Government-mandated cleanup work continues to be a major source of business for EWMA, especially in light of what has become a defining policy for environmental consultants in New Jersey: the Site Remediation Reform Act. Enacted in 2009, the law empowered private-sector experts by requiring owners and operators of polluted properties to hire so-called Licensed Site Remediation Professionals, in an effort to help the Department of Environmental Protection clear its backlogged caseload.
With thousands of sites in play across New Jersey and deadlines now looming for remediation, the system has created plenty of work for firms such as EWMA, even if keeping up will likely present a challenge for consultants and the DEP.
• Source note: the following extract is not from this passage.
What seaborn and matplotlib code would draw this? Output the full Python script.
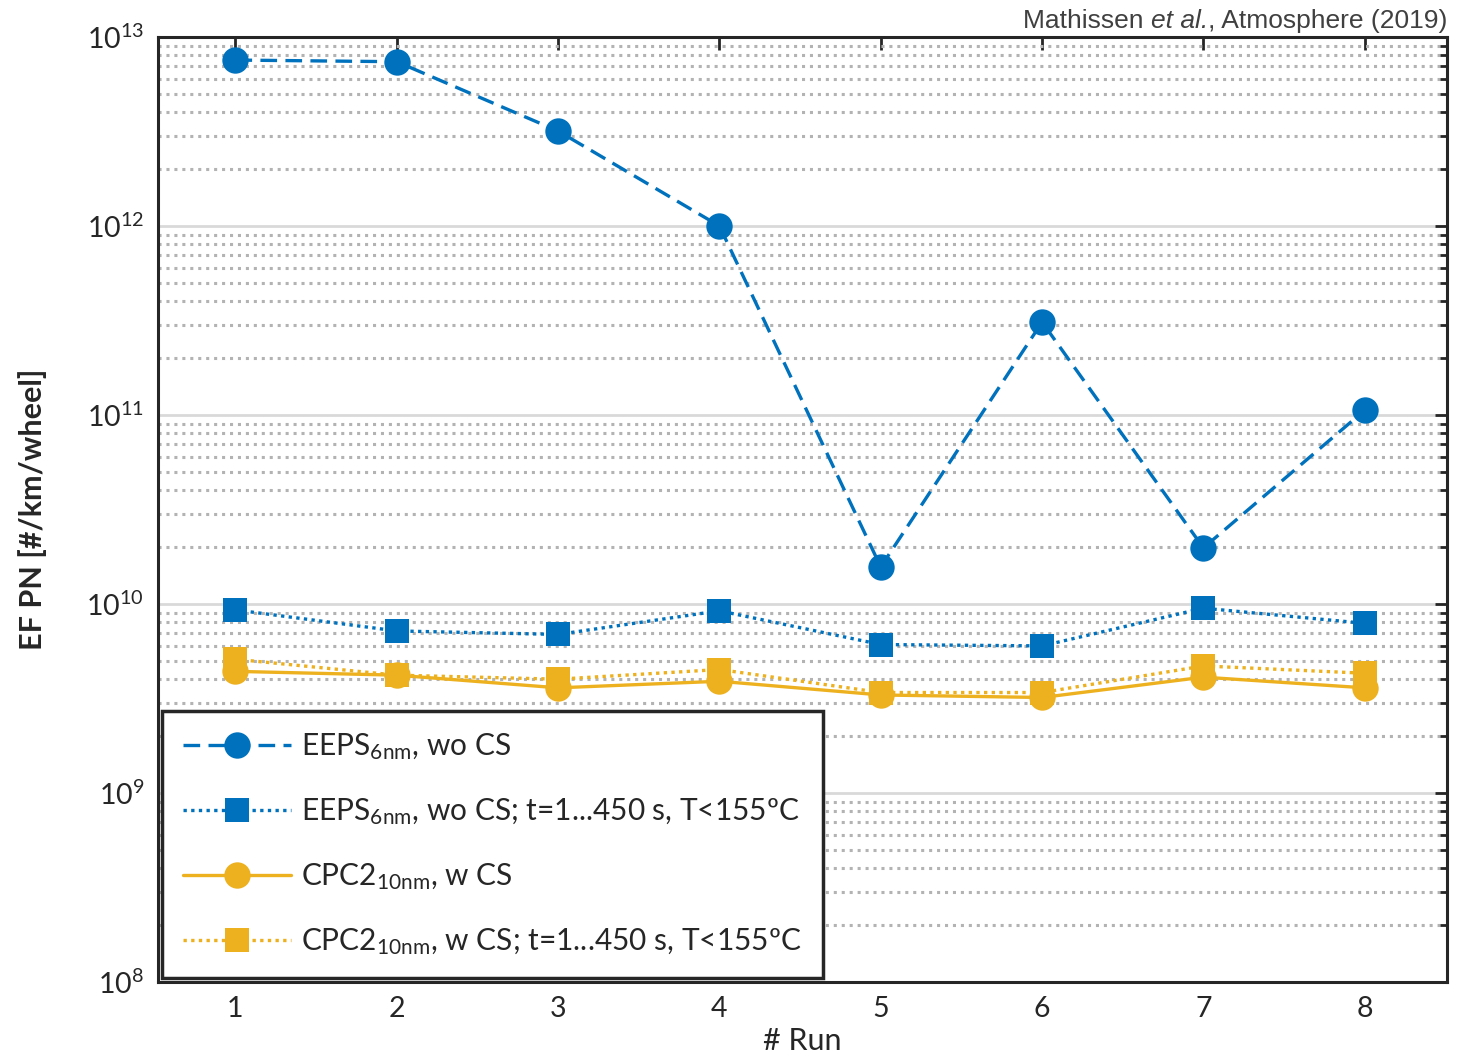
import numpy as np
import pandas as pd
import matplotlib
matplotlib.use('Agg')
import matplotlib.pyplot as plt
from matplotlib.ticker import LogLocator, NullFormatter
import seaborn as sns

# Data
runs = [1, 2, 3, 4, 5, 6, 7, 8]
eeps_wo_cs = [7.55e12, 7.4e12, 3.18e12, 1.0e12, 1.57e10, 3.1e11, 1.98e10, 1.06e11]
eeps_wo_cs_short = [9.3e9, 7.2e9, 6.9e9, 9.2e9, 6.1e9, 6.0e9, 9.5e9, 7.9e9]
cpc2_w_cs = [4.4e9, 4.2e9, 3.6e9, 3.9e9, 3.3e9, 3.2e9, 4.1e9, 3.6e9]
cpc2_w_cs_short = [5.1e9, 4.2e9, 4.0e9, 4.5e9, 3.4e9, 3.4e9, 4.7e9, 4.3e9]

labels = [r'EEPS$_{\mathrm{6nm}}$, wo CS',
          r'EEPS$_{\mathrm{6nm}}$, wo CS; t=1...450 s, T<155ºC',
          r'CPC2$_{\mathrm{10nm}}$, w CS',
          r'CPC2$_{\mathrm{10nm}}$, w CS; t=1...450 s, T<155ºC']

blue = '#0072BD'
yellow = '#EDB120'

sns.set_style('white')
plt.rcParams['font.family'] = ['Lato', 'DejaVu Sans']
plt.rcParams['mathtext.fontset'] = 'custom'
plt.rcParams['mathtext.rm'] = 'Lato'
plt.rcParams['mathtext.it'] = 'Lato:italic'

fig = plt.figure(figsize=(14.71, 10.57), dpi=100)
ax = fig.add_axes([0.1074, 0.071, 0.8763, 0.894])

df = pd.DataFrame({'run': runs})
series = [
    (eeps_wo_cs, blue, 'o', (0, (5, 2.5)), 19),
    (eeps_wo_cs_short, blue, 's', (0, (1, 1.3)), 17),
    (cpc2_w_cs, yellow, 'o', '-', 19),
    (cpc2_w_cs_short, yellow, 's', (0, (1, 1.3)), 17),
]
for (vals, col, mk, ls, ms), lab in zip(series, labels):
    d = df.assign(val=vals)
    sns.lineplot(data=d, x='run', y='val', ax=ax, color=col, marker=mk,
                 markersize=ms, markeredgewidth=0, linewidth=2.4,
                 linestyle=ls, label=lab)

ax.set_yscale('log')
ax.set_ylim(1e8, 1e13)
ax.set_xlim(0.52, 8.51)
ax.set_xticks(runs)
ax.yaxis.set_minor_locator(LogLocator(base=10, subs=np.arange(2, 10), numticks=20))
ax.yaxis.set_minor_formatter(NullFormatter())

ax.grid(True, which='major', axis='y', color='#d9d9d9', linewidth=2)
ax.grid(True, which='minor', axis='y', color='#b3b3b3', linestyle=(0, (1, 1.6)), linewidth=2.2)
ax.set_axisbelow(True)

for s in ax.spines.values():
    s.set_linewidth(2.2)
    s.set_color('#262626')

ax.tick_params(axis='both', which='both', direction='in', top=True, right=True,
               colors='#262626', labelcolor='#262626')
ax.tick_params(axis='both', which='major', length=9, width=2, labelsize=20.5, pad=10)
ax.tick_params(axis='y', which='minor', length=5, width=2)

ax.set_xlabel('# Run', fontsize=22, labelpad=4, color='#262626')
ax.set_ylabel('EF PN [#/km/wheel]', fontsize=22, fontweight='bold', labelpad=28, color='#262626')

leg = ax.legend(loc='lower left', bbox_to_anchor=(0.0035, 0.004), fontsize=21.5,
                frameon=True, fancybox=False, edgecolor='#262626', framealpha=1,
                handlelength=3.6, handletextpad=0.35, borderpad=0.7, labelspacing=1.15,
                borderaxespad=0)
leg.get_frame().set_linewidth(2.5)

# citation in the top right corner, "et al." in italics
cite_font = dict(fontsize=19, color='#404040', va='baseline', ha='right',
                 family=['Liberation Sans', 'DejaVu Sans'])
renderer = fig.canvas.get_renderer()
x_right = 0.984 * fig.bbox.width
y_base = fig.bbox.height - 28
for part, style in [(', Atmosphere (2019)', 'normal'), ('et al.', 'italic'), ('Mathissen ', 'normal')]:
    t = fig.text(x_right, y_base, part, transform=None, fontstyle=style, **cite_font)
    x_right = t.get_window_extent(renderer).x0

fig.savefig('out.png', dpi=100)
“That’s why we’re very much remediation-focused,” Richardson said. “And we feel like our heritage and our history can really embrace what’s going to be necessary to push these sites over the end line. There’s a lot of firms that are really good at investigating and making science projects, and I think we’re really focused on helping the client get the closure so we can move onto the next one.”
Sylvester added that EWMA recently began to offer its consulting services for properties that have met the state’s remediation requirements — achieving what’s known as a Response Action Outcome, or RAO — but will require ongoing monitoring.
“That’s something that we adjusted and where we saw a need in the marketplace,” he said. “So we’ve tailored services and our contracts to help support some of the real estate challenges that our clients are faced with and making sure that we can give them certainty on the back end, not just for the RAO, but after the RAO is issued.
“It’s a business driver. It’s really about liability and risk management.”
Chasing talent
Positioning EWMA for the future has been about more than simply communicating its mission to the outside world. Internally, the firm is in the midst of a recruiting push to make sure its team can carry out that mission for years to come.
In fact, Sylvester said EWMA has made “a big commitment to internal culture and trying to make it a career-centric environment where folks can feel empowered (and) … see a clear pathway for their career if they choose to take advantage of it.”
The firm also looks to support its employees by helping them cover the cost of continuing education and other forms of training. Finding that talent can be fiercely competitive, but EWMA plans to continue its push for the years to come.
“It’s built into our culture now to find the youngest, brightest and best professionals who are looking for a career, not a job,” Sylvester said. “We want career-centric folks who want to come to our company and grow as part of an (employee stock ownership plan) and eventually maintain and grow ownership shares in the company — and then be able to transition into the mid-management and senior management levels as the company continues to grow.”